The Return to Venice and Memory of Wealth
When the Polos reached home in 1295, their fortunes existed mostly as jewels and memories. Their stories of paper money, bureaucratic taxation, and statistical recordkeeping astonished Venetian contemporaries accustomed to coin. During his later years, Marco Polo invested in property and maritime ventures, applying lessons from the East to local trade. Legal documents record payments in ducats, the gold standard of Venice, and occasional references to “Eastern stones,” remnants of their converted capital. His will freed a Tatar servant and distributed assets to his daughters. At his death around 1324, he reaffirmed the truth of his book’s descriptions, insisting he had withheld more than he had told.
The Legacy of a Monetary Vision
The Travels functioned as a financial as well as geographic revelation.

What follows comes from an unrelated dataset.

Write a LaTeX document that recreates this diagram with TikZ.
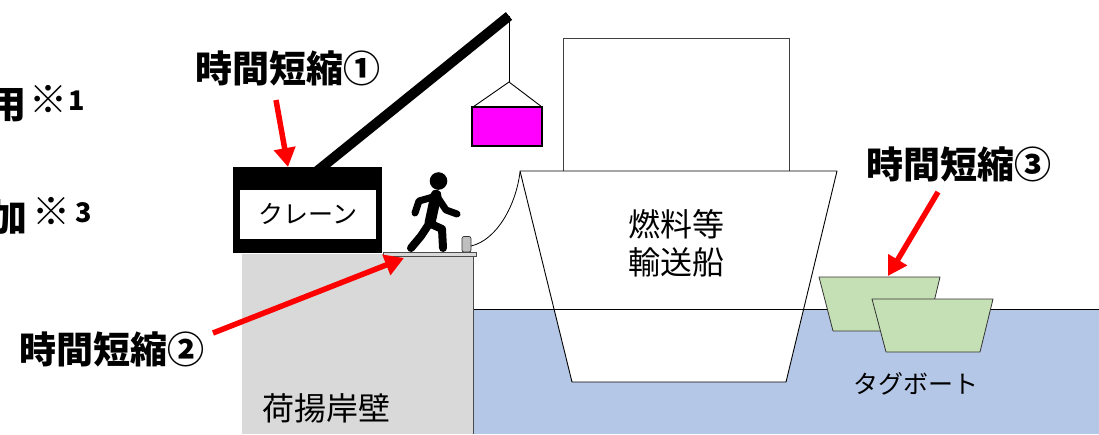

European readers encountered through it the first description of fiat currency, controlled inflation, and state-backed exchange. The book entered merchant libraries as a manual of commerce as much as an adventure. Its later annotators—Sir Henry Yule and Henri Cordier—recognized the economic intelligence within the narrative and traced Polo’s monetary references through Chinese archives. Their commentary confirmed his accuracy: Yuan records show mulberry-bark notes issued in the exact denominations he described. Archaeological discoveries of copper cash, silver ingots, and sealed paper fragments corroborate his account of circulation.
Through these details, The Travels of Marco Polo defines the monetary consciousness of early globalization. Money in the book acts as measure, medium, and metaphor—the system that binds diverse territories into one calculable world. The Venetian merchant recorded exchange as the essence of civilization, where power depends on the management of value and writing transforms metal into authority. His journey across empires produced the first sustained economic geography, a map drawn not by rivers and mountains but by the movement of wealth.